The two women characters in the film are there to disrupt his bubble of non-place. Neither of them do so by taking up oppositional or confrontational positions. In fact, both in their own different ways are consonant, successful and at ease with this same life themselves. The Vera Farmiga character is presented as the romantic interest and as Clooney’s mirror image (‘Just think of me as someone who’s just like you, but with a vagina’), and whom he meets from time to time in these transitory and non-spaces. It is a meeting in a familial context (his sister’s wedding, with whom his relationship is at best thin) that occasions the moment of slippage for him – of sliding into a desire for transforming the connection to an attachment.
The other female character is the new kid on the block at work, and who is extremely competent and ambitious, if a neophyte. Whilst Farmiga provides a foil for his unmooring from non-place as a result of human attachment and the cycle of expectations it sets into play, the Anna Kendrick character exposes the chinks in his professional armour, when her proposal at work, if successful, could threaten the viability of Clooney’s own job. Thus for Clooney, the quandary Kendrick’s character brings implies that she is not only to be won over, but also tamed and reformed. It is no surprise therefore that the only successful human relationship that emerges in the film’s narrative is between Clooney and Kendrick.
The film proceeds to its denouement whereby Clooney finds himself in pursuit of the goods of attachment, only to find that human relationships are unattainable or a chimera. But this does not seem to be the central concern of the fim in some ways, having spent a greater part of its narrative landscape on how the threat to the existence of work is fought, negotiated and ultimately won over. In the film, human relations are fragile, duplicitous, or impossible, whereas work is the ultimate meaning-making, meaningful and precious relationship.
This then is Clooney’s real romance in the film. So, while he does not get the girl (much to thwart the rom-com hopefuls), he does win in romance. His failures in all other areas – family and romantic relationships, for example – provide a backdrop against which his non-embedded life is brought into an ever sharper relief. And like the proverbial hero, in the context of rampant job cuts and retrenchment, he alone is successful in staying true to his. In succeeding to keep his job, he does win his love interest in the end.

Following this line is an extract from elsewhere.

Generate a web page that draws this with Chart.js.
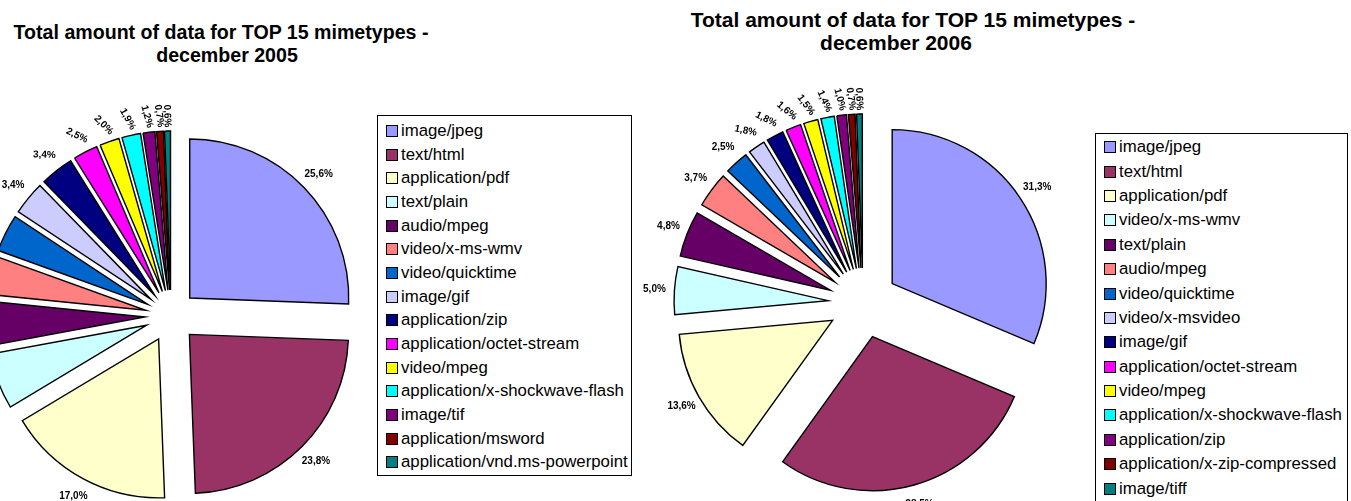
<!DOCTYPE html>
<html lang="en">
<head>
  <meta charset="UTF-8" />
  <title>Top 15 mimetypes</title>
  <script src="https://cdn.jsdelivr.net/npm/chart.js"></script>
  <style>
    html, body {
      margin: 0;
      padding: 0;
      width: 1351px;
      height: 501px;
      overflow: hidden;
      background: #fff;
      font-family: "Liberation Sans", Arial, Helvetica, sans-serif;
    }
    canvas { position: absolute; }
    .title {
      position: absolute;
      transform: translateX(-50%);
      white-space: nowrap;
      font-weight: bold;
      line-height: 1;
      color: #000;
    }
    .legend {
      position: absolute;
      border: 1px solid #000;
      background: #fff;
      box-sizing: border-box;
    }
    .legend .row {
      display: flex;
      align-items: center;
      white-space: nowrap;
      color: #000;
    }
    .legend .sw {
      width: 10px;
      height: 10px;
      border: 1px solid #000;
      margin-right: 3px;
      flex: none;
    }
  </style>
</head>
<body>

  <div class="title" style="left:221px; top:23px; font-size:19.6px;">Total amount of data for TOP 15 mimetypes -</div>
  <div class="title" style="left:227px; top:46px; font-size:19.6px;">december 2005</div>
  <div class="title" style="left:913px; top:9px; font-size:21px;">Total amount of data for TOP 15 mimetypes -</div>
  <div class="title" style="left:896px; top:32px; font-size:21px;">december 2006</div>

  <canvas id="pie2005" width="500" height="500" style="left:-79px; top:66px;"></canvas>
  <canvas id="pie2006" width="500" height="500" style="left:613px; top:53px;"></canvas>

  <div id="legend2005" class="legend" style="left:377px; top:115px; width:255px; height:361px; padding:3px 0 0 8px;"></div>
  <div id="legend2006" class="legend" style="left:1095px; top:133px; width:253px; height:380px; padding:1px 0 0 8px;"></div>

  <script>
    // share of total data (%) per mimetype
    const labels2005 = [
      'image/jpeg', 'text/html', 'application/pdf', 'text/plain', 'audio/mpeg',
      'video/x-ms-wmv', 'video/quicktime', 'image/gif', 'application/zip',
      'application/octet-stream', 'video/mpeg', 'application/x-shockwave-flash',
      'image/tif', 'application/msword', 'application/vnd.ms-powerpoint'
    ];
    const share2005 = [25.6, 23.8, 17.0, 5.7, 4.5, 3.9, 3.8, 3.4, 3.4, 2.5, 2.0, 1.9, 1.2, 0.7, 0.6];

    const labels2006 = [
      'image/jpeg', 'text/html', 'application/pdf', 'video/x-ms-wmv', 'text/plain',
      'audio/mpeg', 'video/quicktime', 'video/x-msvideo', 'image/gif',
      'application/octet-stream', 'video/mpeg', 'application/x-shockwave-flash',
      'application/zip', 'application/x-zip-compressed', 'image/tiff'
    ];
    const share2006 = [31.3, 28.5, 13.6, 5.0, 4.8, 3.7, 2.5, 1.8, 1.8, 1.6, 1.5, 1.4, 1.0, 0.7, 0.6];

    const palette = [
      '#9999FF', '#993366', '#FFFFCC', '#CCFFFF', '#660066',
      '#FF8080', '#0066CC', '#CCCCFF', '#000080', '#FF00FF',
      '#FFFF00', '#00FFFF', '#800080', '#800000', '#008080'
    ];

    // exploded slices + outside percentage labels
    const explodePlugin = {
      id: 'explode',
      beforeDatasetDraw(chart, args, opts) {
        const ctx = chart.ctx;
        args.meta.data.forEach(arc => {
          const mid = (arc.startAngle + arc.endAngle) / 2;
          ctx.save();
          ctx.translate(Math.cos(mid) * opts.distance, Math.sin(mid) * opts.distance);
          arc.draw(ctx);
          ctx.restore();
        });
        return false;
      },
      afterDatasetsDraw(chart, args, opts) {
        const ctx = chart.ctx;
        const meta = chart.getDatasetMeta(0);
        const values = chart.data.datasets[0].data;
        ctx.save();
        ctx.font = 'bold 10px "Liberation Sans", Arial, sans-serif';
        ctx.fillStyle = '#000';
        ctx.textAlign = 'center';
        ctx.textBaseline = 'middle';
        meta.data.forEach((arc, i) => {
          const mid = (arc.startAngle + arc.endAngle) / 2;
          let fromTop = (mid + Math.PI / 2) * 180 / Math.PI;
          fromTop = ((fromTop % 360) + 360) % 360;
          let rot = 0;
          if (fromTop > 270) {
            rot = Math.max(0, Math.min(90, 90 - (360 - fromTop) * 2.3));
          }
          const dist = opts.distance + arc.outerRadius + 20 - 5 * rot / 90;
          const x = arc.x + Math.cos(mid) * dist;
          const y = arc.y + Math.sin(mid) * dist;
          const txt = values[i].toFixed(1).replace('.', ',') + '%';
          ctx.save();
          ctx.translate(x, y);
          ctx.rotate(rot * Math.PI / 180);
          ctx.fillText(txt, 0, 0);
          ctx.restore();
        });
        ctx.restore();
      }
    };

    function drawPie(id, labels, values, radius, distance) {
      new Chart(document.getElementById(id), {
        type: 'pie',
        data: {
          labels: labels,
          datasets: [{
            data: values,
            backgroundColor: palette,
            borderColor: '#000',
            borderWidth: 1.4,
            borderJoinStyle: 'miter',
            radius: radius
          }]
        },
        options: {
          responsive: false,
          animation: false,
          layout: { padding: 0 },
          plugins: {
            legend: { display: false },
            tooltip: { enabled: false },
            explode: { distance: distance }
          }
        },
        plugins: [explodePlugin]
      });
    }

    function buildLegend(id, labels, rowHeight, fontSize) {
      const box = document.getElementById(id);
      labels.forEach((label, i) => {
        const row = document.createElement('div');
        row.className = 'row';
        row.style.height = rowHeight + 'px';
        row.style.fontSize = fontSize + 'px';
        row.innerHTML = `<span class="sw" style="background:${palette[i]}"></span><span>${label}</span>`;
        box.appendChild(row);
      });
    }

    drawPie('pie2005', labels2005, share2005, 159, 26);
    drawPie('pie2006', labels2006, share2006, 154, 35);
    buildLegend('legend2005', labels2005, 23.7, 16.8);
    buildLegend('legend2006', labels2006, 24.4, 16.8);
  </script>
</body>
</html>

Up in the Air is a paean to work, to disembedded life, a celebration of deep alienation from the content of one’s work, all of which are incredibly zeitgeist. The subplots exist to strengthen this. Farmiga is exactly like him, but can only do so as a result of effecting a split – i.e. she is revealed to have a husband and children, something that comes as a shock to Clooney. This shock is as much about the unattainability of human relationships in this supermodern dystopia, as it is about the horror of knowing what he had come very close to doing (i.e. in stepping into such a split himself). He retreats swiftly and finds himself comforted by the innumerable possibilities and potentialities of an airport departure lounge, in the end. He is reunited with his disembedding. He is whole again.
So, I now must stop, and attend to my pile of unfinished work, in the hope that I too will feel a bit more complete, and a lot less bereft.